═════ COLLECTED DATA ═════

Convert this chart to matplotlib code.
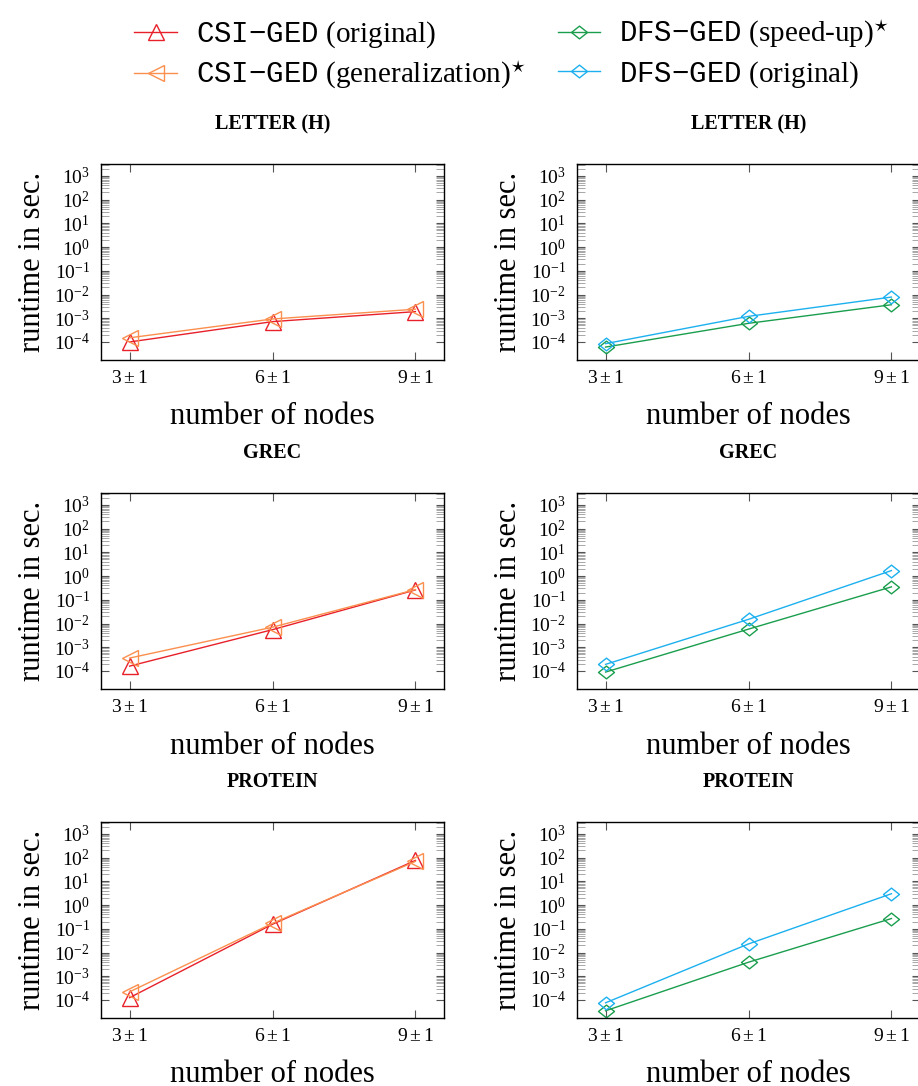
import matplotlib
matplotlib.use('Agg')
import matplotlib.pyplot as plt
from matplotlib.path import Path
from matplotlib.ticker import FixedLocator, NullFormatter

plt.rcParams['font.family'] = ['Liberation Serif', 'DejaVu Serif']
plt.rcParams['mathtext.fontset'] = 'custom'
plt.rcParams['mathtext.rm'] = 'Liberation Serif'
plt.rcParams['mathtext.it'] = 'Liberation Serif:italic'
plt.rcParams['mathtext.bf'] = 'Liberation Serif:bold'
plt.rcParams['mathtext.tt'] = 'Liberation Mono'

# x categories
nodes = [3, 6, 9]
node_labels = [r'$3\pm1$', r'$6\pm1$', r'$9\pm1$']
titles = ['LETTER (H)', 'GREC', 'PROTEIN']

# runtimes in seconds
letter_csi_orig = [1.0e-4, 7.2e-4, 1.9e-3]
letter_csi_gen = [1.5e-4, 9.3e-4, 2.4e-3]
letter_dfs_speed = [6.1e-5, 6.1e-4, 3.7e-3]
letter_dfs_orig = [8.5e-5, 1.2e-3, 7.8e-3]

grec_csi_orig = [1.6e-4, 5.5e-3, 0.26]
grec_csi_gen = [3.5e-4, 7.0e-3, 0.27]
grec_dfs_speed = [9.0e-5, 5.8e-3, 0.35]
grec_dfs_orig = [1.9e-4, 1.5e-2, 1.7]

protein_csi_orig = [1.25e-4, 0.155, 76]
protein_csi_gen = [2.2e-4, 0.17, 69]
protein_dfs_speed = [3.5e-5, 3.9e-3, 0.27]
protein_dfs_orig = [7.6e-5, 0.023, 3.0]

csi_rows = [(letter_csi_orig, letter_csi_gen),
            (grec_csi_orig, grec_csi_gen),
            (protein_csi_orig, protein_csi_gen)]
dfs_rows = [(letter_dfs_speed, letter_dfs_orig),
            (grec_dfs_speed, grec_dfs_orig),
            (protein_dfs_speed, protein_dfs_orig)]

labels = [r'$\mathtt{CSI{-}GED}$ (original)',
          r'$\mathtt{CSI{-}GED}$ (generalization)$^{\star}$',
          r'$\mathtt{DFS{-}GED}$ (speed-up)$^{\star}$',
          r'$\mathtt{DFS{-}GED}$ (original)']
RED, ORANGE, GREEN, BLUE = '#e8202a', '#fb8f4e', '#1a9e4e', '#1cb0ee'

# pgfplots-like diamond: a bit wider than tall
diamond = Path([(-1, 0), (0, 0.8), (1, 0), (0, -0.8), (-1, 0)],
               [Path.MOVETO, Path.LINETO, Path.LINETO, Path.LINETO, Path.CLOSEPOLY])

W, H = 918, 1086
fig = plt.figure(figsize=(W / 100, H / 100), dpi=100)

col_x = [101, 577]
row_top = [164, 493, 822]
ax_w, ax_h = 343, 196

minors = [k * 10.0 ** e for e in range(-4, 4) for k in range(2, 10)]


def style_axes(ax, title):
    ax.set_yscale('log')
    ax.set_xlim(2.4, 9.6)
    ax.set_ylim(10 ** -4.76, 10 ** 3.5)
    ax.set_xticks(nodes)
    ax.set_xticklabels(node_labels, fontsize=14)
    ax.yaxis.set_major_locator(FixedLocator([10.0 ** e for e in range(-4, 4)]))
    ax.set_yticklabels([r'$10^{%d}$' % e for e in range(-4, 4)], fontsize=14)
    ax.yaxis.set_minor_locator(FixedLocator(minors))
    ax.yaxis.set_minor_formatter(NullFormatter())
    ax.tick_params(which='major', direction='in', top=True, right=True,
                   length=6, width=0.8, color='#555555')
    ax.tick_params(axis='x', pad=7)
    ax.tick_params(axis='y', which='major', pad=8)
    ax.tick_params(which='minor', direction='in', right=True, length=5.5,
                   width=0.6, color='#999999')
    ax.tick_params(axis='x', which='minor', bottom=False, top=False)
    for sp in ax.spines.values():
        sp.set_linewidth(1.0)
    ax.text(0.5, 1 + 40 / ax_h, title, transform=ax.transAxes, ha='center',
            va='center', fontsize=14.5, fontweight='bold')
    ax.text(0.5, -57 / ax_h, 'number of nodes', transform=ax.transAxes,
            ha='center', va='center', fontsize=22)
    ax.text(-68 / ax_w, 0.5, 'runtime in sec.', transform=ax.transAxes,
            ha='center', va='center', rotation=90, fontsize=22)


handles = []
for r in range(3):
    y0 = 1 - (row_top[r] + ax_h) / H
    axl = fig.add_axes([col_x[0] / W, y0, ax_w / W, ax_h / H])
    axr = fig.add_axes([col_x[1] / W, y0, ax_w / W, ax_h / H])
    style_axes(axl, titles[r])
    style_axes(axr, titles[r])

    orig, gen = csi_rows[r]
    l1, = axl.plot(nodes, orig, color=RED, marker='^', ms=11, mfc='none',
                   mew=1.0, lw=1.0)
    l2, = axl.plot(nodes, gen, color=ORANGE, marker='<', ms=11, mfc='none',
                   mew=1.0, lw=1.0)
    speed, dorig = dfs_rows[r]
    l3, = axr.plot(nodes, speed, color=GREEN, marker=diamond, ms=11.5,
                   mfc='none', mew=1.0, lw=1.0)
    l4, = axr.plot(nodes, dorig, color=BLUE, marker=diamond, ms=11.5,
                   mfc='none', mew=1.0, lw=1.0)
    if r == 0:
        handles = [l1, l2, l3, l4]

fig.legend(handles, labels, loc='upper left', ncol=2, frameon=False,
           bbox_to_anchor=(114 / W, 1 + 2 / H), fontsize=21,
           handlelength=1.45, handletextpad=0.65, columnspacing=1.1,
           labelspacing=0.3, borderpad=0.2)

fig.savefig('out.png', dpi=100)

═════

### AIM OF THE TASK:
Everything from the first line to the line with "protein_dfs_orig = [7.6e-5, 0.023, 3.0]" must be repeated exactly, and nothing else. Leave the pictures out.

### RESULT:
Convert this chart to matplotlib code.
import matplotlib
matplotlib.use('Agg')
import matplotlib.pyplot as plt
from matplotlib.path import Path
from matplotlib.ticker import FixedLocator, NullFormatter

plt.rcParams['font.family'] = ['Liberation Serif', 'DejaVu Serif']
plt.rcParams['mathtext.fontset'] = 'custom'
plt.rcParams['mathtext.rm'] = 'Liberation Serif'
plt.rcParams['mathtext.it'] = 'Liberation Serif:italic'
plt.rcParams['mathtext.bf'] = 'Liberation Serif:bold'
plt.rcParams['mathtext.tt'] = 'Liberation Mono'

# x categories
nodes = [3, 6, 9]
node_labels = [r'$3\pm1$', r'$6\pm1$', r'$9\pm1$']
titles = ['LETTER (H)', 'GREC', 'PROTEIN']

# runtimes in seconds
letter_csi_orig = [1.0e-4, 7.2e-4, 1.9e-3]
letter_csi_gen = [1.5e-4, 9.3e-4, 2.4e-3]
letter_dfs_speed = [6.1e-5, 6.1e-4, 3.7e-3]
letter_dfs_orig = [8.5e-5, 1.2e-3, 7.8e-3]

grec_csi_orig = [1.6e-4, 5.5e-3, 0.26]
grec_csi_gen = [3.5e-4, 7.0e-3, 0.27]
grec_dfs_speed = [9.0e-5, 5.8e-3, 0.35]
grec_dfs_orig = [1.9e-4, 1.5e-2, 1.7]

protein_csi_orig = [1.25e-4, 0.155, 76]
protein_csi_gen = [2.2e-4, 0.17, 69]
protein_dfs_speed = [3.5e-5, 3.9e-3, 0.27]
protein_dfs_orig = [7.6e-5, 0.023, 3.0]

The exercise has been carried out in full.